Протрезвев к вечеру (кроме сухого вина он больше ничего не пил), встал с постели, хмуро оглядел улицу, где лил мелкий дождичек — как он надоел!, — и сказал жене:
— Меня давеча под пьяну лавочку туфли угораздило купить. Так ты того… повесь-ка их в амбарушке.
Возле дома армейца Митрофановича стояла тощая коза и деловито обгладывала недавно высаженный куст рябины. «Погубит дерево, поганая скотина. И что он не сделает палисадник…» — подумал Михаил Никифорович. И тут же решил поговорить послезавтра на собрании, между прочими вопросами, и о благоустройстве деревни.
Ох уж эти «завтра» и «послезавтра»! Как часто мы кормим себя завтраками. И нас кормят… Поздно вечером ему сообщили, что ожидаются заморозки и пурга. Михаил Никифорович схватился за голову: он никак не думал, что холода нагрянут так рано и неожиданно, — еще столько всяких недоделок. А недели через две, когда вновь потеплело, растаяло и тяжелая работа вроде бы схлынула, вдруг напала нежданная хворь на коров, тоже возни было — не приведи бог. В те дни ему в голову навязчиво лезли и лезли невесть когда и где слышанные слова: «От беды, как от мороза, тело холодеет…» О благоустройстве деревни они все же поговорили на собрании, кое-что наметили и уже хотели было поехать в лес за саженцами, но… Ночью, тайно, как вор или лазутчик, пришла зима с ослепительным снегом.
О племяше забыли.
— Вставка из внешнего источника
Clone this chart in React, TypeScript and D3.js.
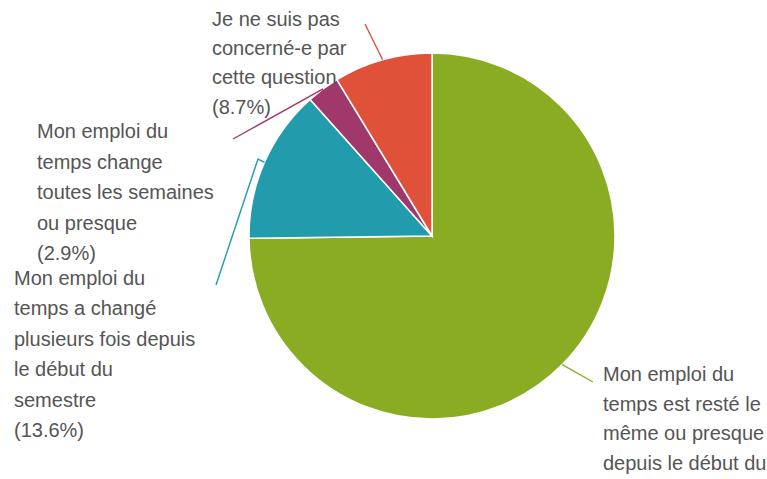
import React from "react";
import * as d3 from "d3";

const categories = [
  "Mon emploi du temps est resté le même ou presque depuis le début du semestre",
  "Mon emploi du temps a changé plusieurs fois depuis le début du semestre",
  "Mon emploi du temps change toutes les semaines ou presque",
  "Je ne suis pas concerné-e par cette question",
];
const values = [74.8, 13.6, 2.9, 8.7];
const percentLabels = ["(74.8%)", "(13.6%)", "(2.9%)", "(8.7%)"];
const wrappedLines = [
  ["Mon emploi du", "temps est resté le", "même ou presque", "depuis le début du", "semestre"],
  ["Mon emploi du", "temps a changé", "plusieurs fois depuis", "le début du", "semestre"],
  ["Mon emploi du", "temps change", "toutes les semaines", "ou presque"],
  ["Je ne suis pas", "concerné-e par", "cette question"],
];
const colors = ["#8aac23", "#229cac", "#a0386b", "#e0513a"];

const W = 767;
const H = 479;
const cx = 432;
const cy = 236;
const R = 183;

// label layout (x, first baseline, line height) and leader line bend/end points
const labelLayout = [
  { x: 603, y: 381, lh: 29.7, pts: [[593, 382]] },
  { x: 14, y: 285, lh: 30.4, pts: [[258, 159], [216, 285]] },
  { x: 37, y: 138, lh: 30.5, pts: [[233, 139]] },
  { x: 212, y: 26, lh: 29.2, pts: [[365, 24]] },
];

export default function App() {
  const pie = d3.pie<number>().sort(null).value((d) => d);
  const arcs = pie(values);
  const arc = d3.arc<d3.PieArcDatum<number>>().innerRadius(0).outerRadius(R);
  const edge = d3.arc<d3.PieArcDatum<number>>().innerRadius(R).outerRadius(R);

  return (
    <svg width={W} height={H} style={{ position: "absolute", left: 0, top: 0, background: "#fff" }}>
      <g transform={`translate(${cx},${cy})`}>
        {arcs.map((a, i) => (
          <path key={i} d={arc(a) || ""} fill={colors[i]} stroke="#fff" strokeWidth={1.5} />
        ))}
      </g>
      {arcs.map((a, i) => {
        const [ex, ey] = edge.centroid(a);
        const pts = [[ex + cx, ey + cy], ...labelLayout[i].pts];
        const line = d3.line()(pts as [number, number][]);
        return <path key={"l" + i} d={line || ""} fill="none" stroke={colors[i]} strokeWidth={1.4} />;
      })}
      {wrappedLines.map((lines, i) => {
        const L = labelLayout[i];
        const all = [...lines, percentLabels[i]]
          .map((s, j) => ({ s, y: L.y + j * L.lh }))
          .filter((d) => d.y < H);
        return (
          <text
            key={"t" + i}
            fontFamily="'Liberation Sans', Arial, sans-serif"
            fontSize={20}
            fill="#555"
          >
            <title>{categories[i]}</title>
            {all.map((d, j) => (
              <tspan key={j} x={L.x} y={d.y}>
                {d.s}
              </tspan>
            ))}
          </text>
        );
      })}
    </svg>
  );
}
Только перед праздниками, получая поздравительные открытки, Мария Прохоровна говорит:
— И от Виталия есть.
Михаил Никифорович усмехается без всякой злобы, с чувством некоторого превосходства:
— А-а-а… от желтого берета.
1966 г.
АВГУСТОВСКИЕ ТУМАНЫ
До деревни Санино, где родился и провел свои детские годы Дмитрий Иванович Горшков, верст пятьсот. Но леса здешние, да и сама деревня Балашовка чем-то разительно похожи на Санино и ее окрестности.